JOB:
Reproduce the material word for word; the images stay out.

---*---

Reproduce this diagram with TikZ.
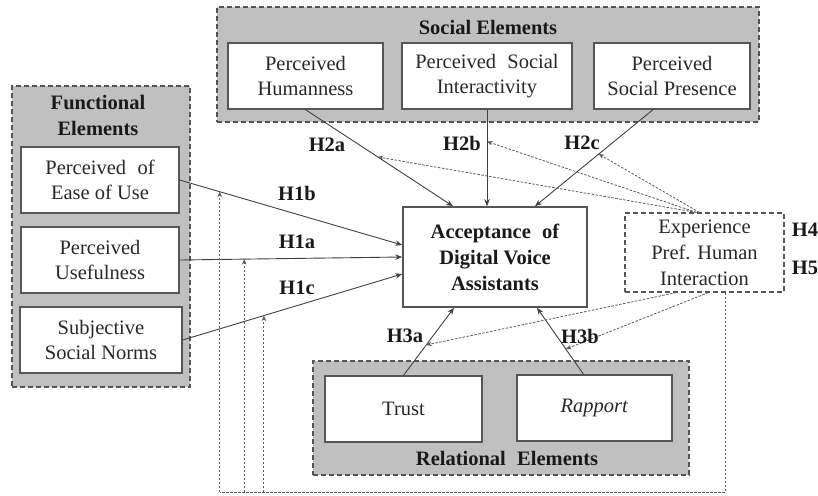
\documentclass[tikz,border=0pt]{standalone}
\usepackage{fontspec}
\setmainfont{Liberation Serif}
\usetikzlibrary{arrows.meta}
\definecolor{grpfill}{RGB}{192,192,192}
\definecolor{edge}{RGB}{85,85,85}
\definecolor{ink}{RGB}{40,40,40}
\newcommand{\wsp}{\hspace{0.55em}}
\begin{document}
\begin{tikzpicture}[x=1pt,y=-1pt,
  font=\fontsize{20.5}{25.5}\selectfont,
  every node/.style={text=ink},
  grp/.style={draw=edge, fill=grpfill, line width=1.1pt, dash pattern=on 5pt off 3pt, inner sep=0pt, outer sep=0pt},
  box/.style={draw=edge, fill=white, line width=1.3pt, align=center, inner sep=0pt, minimum height=66pt},
  grptitle/.style={font=\fontsize{20.5}{25.5}\selectfont\bfseries, align=center, text=black!90},
  hyp/.style={font=\fontsize{20.5}{25.5}\selectfont\bfseries, text=black!90},
  link/.style={draw=black!75, line width=0.9pt, -{Stealth[length=7pt,width=5.5pt]}},
  moder/.style={draw=black!65, line width=0.8pt, dash pattern=on 2.5pt off 1.5pt, -{Stealth[length=5.5pt,width=4.5pt]}},
  modline/.style={draw=black!65, line width=0.8pt, dash pattern=on 2.5pt off 1.5pt}
]
\useasboundingbox (0,0) rectangle (818,495);

% group panels
\node[grp, minimum width=542pt, minimum height=115pt] (social) at (488,64.5) {};
\node[grp, minimum width=178pt, minimum height=301pt] (functional) at (101,236.5) {};
\node[grp, minimum width=376pt, minimum height=114pt] (relational) at (501,418) {};

\node[grptitle] (socialT) at (488,27) {Social Elements};
\node[grptitle] (funcT) at (98,115.5) {Functional\\Elements};
\node[grptitle] (relT) at (507,458) {Relational\wsp Elements};

% constructs
\node[box, minimum width=155pt] (hum) at (305.5,76) {Perceived\\Humanness};
\node[box, minimum width=170pt] (int) at (487,76) {Perceived\wsp Social\\Interactivity};
\node[box, minimum width=156pt] (pres) at (672,76) {Perceived\\Social Presence};

\node[box, minimum width=158pt] (ease) at (100,180) {Perceived\wsp of\\Ease of Use};
\node[box, minimum width=158pt] (use) at (100,260) {Perceived\\Usefulness};
\node[box, minimum width=162pt] (subj) at (101,340) {Subjective\\Social Norms};

\node[box, minimum width=184pt, minimum height=100pt, line width=1.6pt,
      font=\fontsize{20.5}{26}\selectfont\bfseries, text=black!90] (acc) at (495,257)
      {Acceptance\wsp of\\Digital Voice\\Assistants};

\node[box, fill=none, minimum width=159pt, minimum height=79pt, line width=1.1pt,
      dash pattern=on 5pt off 3pt, font=\fontsize{20.5}{26}\selectfont] (exp) at (704.5,252.5)
      {Experience\\Pref. Human\\Interaction};

\node[box, minimum width=157pt] (trust) at (403.5,409) {Trust};
\node[box, minimum width=155pt] (rap) at (594.5,408) {\textit{Rapport}};

% hypotheses paths
\draw[link] (ease.east) -- coordinate[pos=0.18] (m1b) ([yshift=12pt]acc.west);
\draw[link] (use.east) -- coordinate[pos=0.29] (m1a) (acc.west);
\draw[link] (subj.east) -- coordinate[pos=0.37] (m1c) ([yshift=-17pt]acc.west);
\draw[link] (hum.south) -- coordinate[pos=0.49] (m2a) ([xshift=-42pt]acc.north);
\draw[link] (int.south) -- coordinate[pos=0.33] (m2b) (int.south |- acc.north);
\draw[link] ([xshift=-19pt]pres.south) -- coordinate[pos=0.46] (m2c) ([xshift=40pt]acc.north);
\draw[link] (trust.north) -- coordinate[pos=0.45] (m3a) ([xshift=-41pt]acc.south);
\draw[link] ([xshift=-11pt]rap.north) -- coordinate[pos=0.38] (m3b) ([xshift=42pt]acc.south);

% moderating paths
\draw[moder] ([xshift=-8pt]exp.north) -- (m2a);
\draw[moder] ([xshift=-8pt]exp.north) -- (m2b);
\draw[moder] ([xshift=-5pt]exp.north) -- (m2c);
\draw[moder] ([xshift=-28pt]exp.south) -- (m3a);
\draw[moder] ([xshift=4pt]exp.south) -- (m3b);

\coordinate (bus) at (0,492);
\coordinate (expout) at ([xshift=21pt]exp.south);
\draw[modline] (expout) -- (expout |- bus) -- (m1b |- bus);
\draw[moder] (m1b |- bus) -- (m1b);
\draw[moder] (m1a |- bus) -- (m1a);
\draw[moder] (m1c |- bus) -- (m1c);

% hypothesis labels
\node[hyp] (h1b) at (297,193) {H1b};
\node[hyp] (h1a) at (297,242) {H1a};
\node[hyp] (h1c) at (297,288) {H1c};
\node[hyp] (h2a) at (327,145) {H2a};
\node[hyp] (h2b) at (462,143) {H2b};
\node[hyp] (h2c) at (582,143) {H2c};
\node[hyp] (h3a) at (405,336) {H3a};
\node[hyp] (h3b) at (580,336) {H3b};
\node[hyp] (h4) at (805,230) {H4};
\node[hyp] (h5) at (805,268) {H5};
\end{tikzpicture}
\end{document}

---*---

SOLUTION TO THIS EXERCISE:
Reproduce this diagram with TikZ.
\documentclass[tikz,border=0pt]{standalone}
\usepackage{fontspec}
\setmainfont{Liberation Serif}
\usetikzlibrary{arrows.meta}
\definecolor{grpfill}{RGB}{192,192,192}
\definecolor{edge}{RGB}{85,85,85}
\definecolor{ink}{RGB}{40,40,40}
\newcommand{\wsp}{\hspace{0.55em}}
\begin{document}
\begin{tikzpicture}[x=1pt,y=-1pt,
  font=\fontsize{20.5}{25.5}\selectfont,
  every node/.style={text=ink},
  grp/.style={draw=edge, fill=grpfill, line width=1.1pt, dash pattern=on 5pt off 3pt, inner sep=0pt, outer sep=0pt},
  box/.style={draw=edge, fill=white, line width=1.3pt, align=center, inner sep=0pt, minimum height=66pt},
  grptitle/.style={font=\fontsize{20.5}{25.5}\selectfont\bfseries, align=center, text=black!90},
  hyp/.style={font=\fontsize{20.5}{25.5}\selectfont\bfseries, text=black!90},
  link/.style={draw=black!75, line width=0.9pt, -{Stealth[length=7pt,width=5.5pt]}},
  moder/.style={draw=black!65, line width=0.8pt, dash pattern=on 2.5pt off 1.5pt, -{Stealth[length=5.5pt,width=4.5pt]}},
  modline/.style={draw=black!65, line width=0.8pt, dash pattern=on 2.5pt off 1.5pt}
]
\useasboundingbox (0,0) rectangle (818,495);

% group panels
\node[grp, minimum width=542pt, minimum height=115pt] (social) at (488,64.5) {};
\node[grp, minimum width=178pt, minimum height=301pt] (functional) at (101,236.5) {};
\node[grp, minimum width=376pt, minimum height=114pt] (relational) at (501,418) {};

\node[grptitle] (socialT) at (488,27) {Social Elements};
\node[grptitle] (funcT) at (98,115.5) {Functional\\Elements};
\node[grptitle] (relT) at (507,458) {Relational\wsp Elements};

% constructs
\node[box, minimum width=155pt] (hum) at (305.5,76) {Perceived\\Humanness};
\node[box, minimum width=170pt] (int) at (487,76) {Perceived\wsp Social\\Interactivity};
\node[box, minimum width=156pt] (pres) at (672,76) {Perceived\\Social Presence};

\node[box, minimum width=158pt] (ease) at (100,180) {Perceived\wsp of\\Ease of Use};
\node[box, minimum width=158pt] (use) at (100,260) {Perceived\\Usefulness};
\node[box, minimum width=162pt] (subj) at (101,340) {Subjective\\Social Norms};

\node[box, minimum width=184pt, minimum height=100pt, line width=1.6pt,
      font=\fontsize{20.5}{26}\selectfont\bfseries, text=black!90] (acc) at (495,257)
      {Acceptance\wsp of\\Digital Voice\\Assistants};

\node[box, fill=none, minimum width=159pt, minimum height=79pt, line width=1.1pt,
      dash pattern=on 5pt off 3pt, font=\fontsize{20.5}{26}\selectfont] (exp) at (704.5,252.5)
      {Experience\\Pref. Human\\Interaction};

\node[box, minimum width=157pt] (trust) at (403.5,409) {Trust};
\node[box, minimum width=155pt] (rap) at (594.5,408) {\textit{Rapport}};

% hypotheses paths
\draw[link] (ease.east) -- coordinate[pos=0.18] (m1b) ([yshift=12pt]acc.west);
\draw[link] (use.east) -- coordinate[pos=0.29] (m1a) (acc.west);
\draw[link] (subj.east) -- coordinate[pos=0.37] (m1c) ([yshift=-17pt]acc.west);
\draw[link] (hum.south) -- coordinate[pos=0.49] (m2a) ([xshift=-42pt]acc.north);
\draw[link] (int.south) -- coordinate[pos=0.33] (m2b) (int.south |- acc.north);
\draw[link] ([xshift=-19pt]pres.south) -- coordinate[pos=0.46] (m2c) ([xshift=40pt]acc.north);
\draw[link] (trust.north) -- coordinate[pos=0.45] (m3a) ([xshift=-41pt]acc.south);
\draw[link] ([xshift=-11pt]rap.north) -- coordinate[pos=0.38] (m3b) ([xshift=42pt]acc.south);

% moderating paths
\draw[moder] ([xshift=-8pt]exp.north) -- (m2a);
\draw[moder] ([xshift=-8pt]exp.north) -- (m2b);
\draw[moder] ([xshift=-5pt]exp.north) -- (m2c);
\draw[moder] ([xshift=-28pt]exp.south) -- (m3a);
\draw[moder] ([xshift=4pt]exp.south) -- (m3b);

\coordinate (bus) at (0,492);
\coordinate (expout) at ([xshift=21pt]exp.south);
\draw[modline] (expout) -- (expout |- bus) -- (m1b |- bus);
\draw[moder] (m1b |- bus) -- (m1b);
\draw[moder] (m1a |- bus) -- (m1a);
\draw[moder] (m1c |- bus) -- (m1c);

% hypothesis labels
\node[hyp] (h1b) at (297,193) {H1b};
\node[hyp] (h1a) at (297,242) {H1a};
\node[hyp] (h1c) at (297,288) {H1c};
\node[hyp] (h2a) at (327,145) {H2a};
\node[hyp] (h2b) at (462,143) {H2b};
\node[hyp] (h2c) at (582,143) {H2c};
\node[hyp] (h3a) at (405,336) {H3a};
\node[hyp] (h3b) at (580,336) {H3b};
\node[hyp] (h4) at (805,230) {H4};
\node[hyp] (h5) at (805,268) {H5};
\end{tikzpicture}
\end{document}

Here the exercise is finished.